WRITTEN PROBLEM
Print all of the entries exactly, minus the pictures.

════════════════════

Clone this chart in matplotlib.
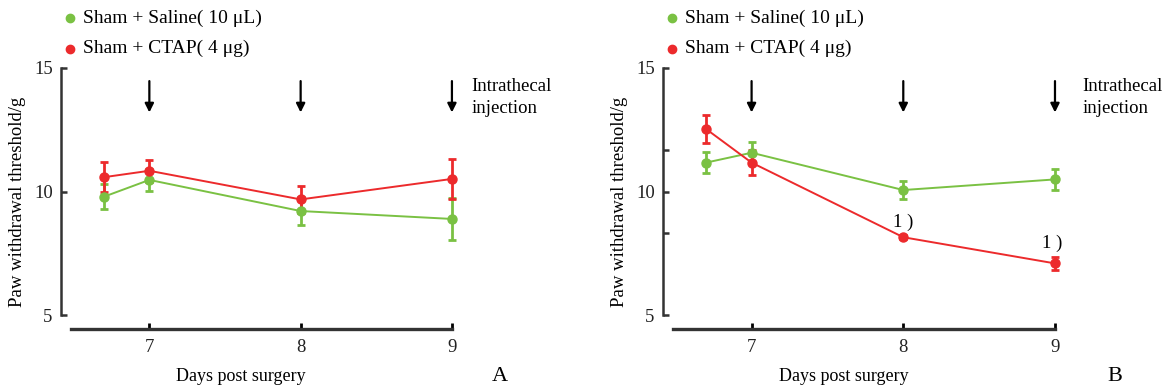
import matplotlib
matplotlib.use('Agg')
import matplotlib.pyplot as plt

plt.rcParams['font.family'] = ['Liberation Serif', 'DejaVu Serif']

# data
days = [6.7, 7, 8, 9]
day_ticks = [7, 8, 9]
labels = ['Sham + Saline( 10 μL)', 'Sham + CTAP( 4 μg)']

saline_a = [9.79, 10.47, 9.21, 8.89]
saline_a_err = [0.51, 0.43, 0.58, 0.85]
ctap_a = [10.58, 10.84, 9.68, 10.51]
ctap_a_err = [0.61, 0.45, 0.55, 0.80]

saline_b = [11.17, 11.57, 10.06, 10.49]
saline_b_err = [0.43, 0.45, 0.35, 0.43]
ctap_b = [12.53, 11.17, 8.15, 7.09]
ctap_b_err = [0.55, 0.50, 0.08, 0.27]

# significance marks in panel B: (day, y)
sig_b = [(8, 8.77), (8.98, 7.91)]

GREEN = '#7ac143'
RED = '#ec2a2c'
AXC = '#333333'


def draw_panel(ax, saline, saline_err, ctap, ctap_err, letter, letter_x, yminor,
               text_x, sig=None):
    for vals, errs, col in [(saline, saline_err, GREEN), (ctap, ctap_err, RED)]:
        ax.errorbar(days, vals, yerr=errs, color=col, marker='o', ms=6.5, lw=1.4,
                    elinewidth=2, capsize=3.2, capthick=2)

    ax.set_xlim(6.416, 9.6)
    ax.set_ylim(4.2, 15)

    for s in ['top', 'right']:
        ax.spines[s].set_visible(False)
    ax.spines['left'].set_bounds(5, 15)
    ax.spines['left'].set_color(AXC)
    ax.spines['left'].set_linewidth(1.8)
    ax.spines['bottom'].set_position(('data', 4.43))
    ax.spines['bottom'].set_bounds(6.48, 9.0)
    ax.spines['bottom'].set_color(AXC)
    ax.spines['bottom'].set_linewidth(2.4)

    ax.set_yticks([5, 10, 15])
    ax.set_yticks(yminor, minor=True)
    ax.set_xticks(day_ticks)
    ax.tick_params(axis='y', which='both', direction='in', length=4, width=1.8,
                   color=AXC, pad=6, labelsize=13.5, labelcolor='#222222')
    ax.tick_params(axis='x', direction='in', length=4, width=2, color='black',
                   pad=7, labelsize=13.5, labelcolor='#222222')

    ax.set_ylabel('Paw withdrawal threshold/g', fontsize=13.5)
    ax.yaxis.set_label_coords(-0.073, 0.5)
    ax.set_xlabel('Days post surgery', fontsize=13)
    ax.xaxis.set_label_coords(0.374, -0.125)

    # injection arrows
    for d in day_ticks:
        ax.annotate('', xy=(d, 13.2), xytext=(d, 14.47),
                    arrowprops=dict(arrowstyle='-|>', color='black', lw=1.6,
                                    mutation_scale=13, shrinkA=0, shrinkB=0))
    ax.text(text_x, 13.8, 'Intrathecal\ninjection', fontsize=13.5, va='center',
            ha='left', linespacing=1.4)

    if sig:
        for sx, sy in sig:
            ax.text(sx, sy, '1 )', fontsize=13.5, ha='center', va='center')

    ax.text(letter_x, -0.155, letter, transform=ax.transAxes, fontsize=16,
            ha='center', va='center')

    # legend drawn above the axes
    for i, (lab, col) in enumerate(zip(labels, [GREEN, RED])):
        yy = 1.186 - i * 0.113
        ax.plot([0.018], [yy], 'o', color=col, ms=6, transform=ax.transAxes,
                clip_on=False)
        ax.text(0.046, yy, lab, transform=ax.transAxes, fontsize=14,
                va='center', ha='left')


fig = plt.figure(figsize=(11.64, 3.91), dpi=100)
ax_a = fig.add_axes([61 / 1164, 56.2 / 391, 481.7 / 1164, 266.8 / 391])
ax_b = fig.add_axes([663 / 1164, 56.2 / 391, 483 / 1164, 266.8 / 391])

draw_panel(ax_a, saline_a, saline_a_err, ctap_a, ctap_a_err, 'A', 0.91, [10], 9.13)
draw_panel(ax_b, saline_b, saline_b_err, ctap_b, ctap_b_err, 'B', 0.936,
           [5 + 10 / 3, 5 + 20 / 3], 9.18, sig_b)

fig.savefig('out.png', dpi=100)
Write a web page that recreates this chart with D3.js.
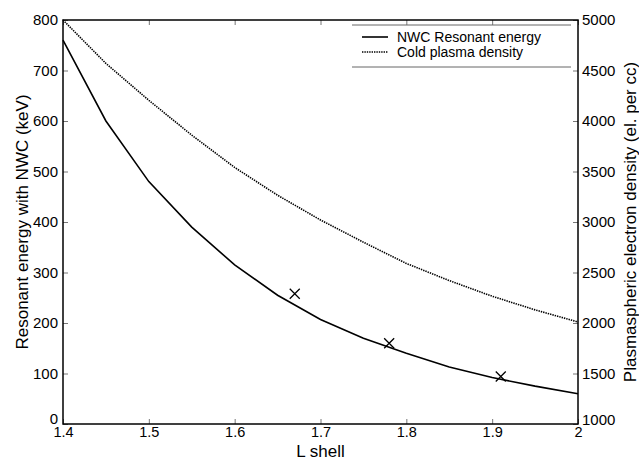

════════════════════

THE SOLUTION
Clone this chart in matplotlib.
import matplotlib
matplotlib.use('Agg')
import matplotlib.pyplot as plt

plt.rcParams['font.family'] = ['Liberation Serif', 'DejaVu Serif']

# data
days = [6.7, 7, 8, 9]
day_ticks = [7, 8, 9]
labels = ['Sham + Saline( 10 μL)', 'Sham + CTAP( 4 μg)']

saline_a = [9.79, 10.47, 9.21, 8.89]
saline_a_err = [0.51, 0.43, 0.58, 0.85]
ctap_a = [10.58, 10.84, 9.68, 10.51]
ctap_a_err = [0.61, 0.45, 0.55, 0.80]

saline_b = [11.17, 11.57, 10.06, 10.49]
saline_b_err = [0.43, 0.45, 0.35, 0.43]
ctap_b = [12.53, 11.17, 8.15, 7.09]
ctap_b_err = [0.55, 0.50, 0.08, 0.27]

# significance marks in panel B: (day, y)
sig_b = [(8, 8.77), (8.98, 7.91)]

GREEN = '#7ac143'
RED = '#ec2a2c'
AXC = '#333333'


def draw_panel(ax, saline, saline_err, ctap, ctap_err, letter, letter_x, yminor,
               text_x, sig=None):
    for vals, errs, col in [(saline, saline_err, GREEN), (ctap, ctap_err, RED)]:
        ax.errorbar(days, vals, yerr=errs, color=col, marker='o', ms=6.5, lw=1.4,
                    elinewidth=2, capsize=3.2, capthick=2)

    ax.set_xlim(6.416, 9.6)
    ax.set_ylim(4.2, 15)

    for s in ['top', 'right']:
        ax.spines[s].set_visible(False)
    ax.spines['left'].set_bounds(5, 15)
    ax.spines['left'].set_color(AXC)
    ax.spines['left'].set_linewidth(1.8)
    ax.spines['bottom'].set_position(('data', 4.43))
    ax.spines['bottom'].set_bounds(6.48, 9.0)
    ax.spines['bottom'].set_color(AXC)
    ax.spines['bottom'].set_linewidth(2.4)

    ax.set_yticks([5, 10, 15])
    ax.set_yticks(yminor, minor=True)
    ax.set_xticks(day_ticks)
    ax.tick_params(axis='y', which='both', direction='in', length=4, width=1.8,
                   color=AXC, pad=6, labelsize=13.5, labelcolor='#222222')
    ax.tick_params(axis='x', direction='in', length=4, width=2, color='black',
                   pad=7, labelsize=13.5, labelcolor='#222222')

    ax.set_ylabel('Paw withdrawal threshold/g', fontsize=13.5)
    ax.yaxis.set_label_coords(-0.073, 0.5)
    ax.set_xlabel('Days post surgery', fontsize=13)
    ax.xaxis.set_label_coords(0.374, -0.125)

    # injection arrows
    for d in day_ticks:
        ax.annotate('', xy=(d, 13.2), xytext=(d, 14.47),
                    arrowprops=dict(arrowstyle='-|>', color='black', lw=1.6,
                                    mutation_scale=13, shrinkA=0, shrinkB=0))
    ax.text(text_x, 13.8, 'Intrathecal\ninjection', fontsize=13.5, va='center',
            ha='left', linespacing=1.4)

    if sig:
        for sx, sy in sig:
            ax.text(sx, sy, '1 )', fontsize=13.5, ha='center', va='center')

    ax.text(letter_x, -0.155, letter, transform=ax.transAxes, fontsize=16,
            ha='center', va='center')

    # legend drawn above the axes
    for i, (lab, col) in enumerate(zip(labels, [GREEN, RED])):
        yy = 1.186 - i * 0.113
        ax.plot([0.018], [yy], 'o', color=col, ms=6, transform=ax.transAxes,
                clip_on=False)
        ax.text(0.046, yy, lab, transform=ax.transAxes, fontsize=14,
                va='center', ha='left')


fig = plt.figure(figsize=(11.64, 3.91), dpi=100)
ax_a = fig.add_axes([61 / 1164, 56.2 / 391, 481.7 / 1164, 266.8 / 391])
ax_b = fig.add_axes([663 / 1164, 56.2 / 391, 483 / 1164, 266.8 / 391])

draw_panel(ax_a, saline_a, saline_a_err, ctap_a, ctap_a_err, 'A', 0.91, [10], 9.13)
draw_panel(ax_b, saline_b, saline_b_err, ctap_b, ctap_b_err, 'B', 0.936,
           [5 + 10 / 3, 5 + 20 / 3], 9.18, sig_b)

fig.savefig('out.png', dpi=100)
Write a web page that recreates this chart with D3.js.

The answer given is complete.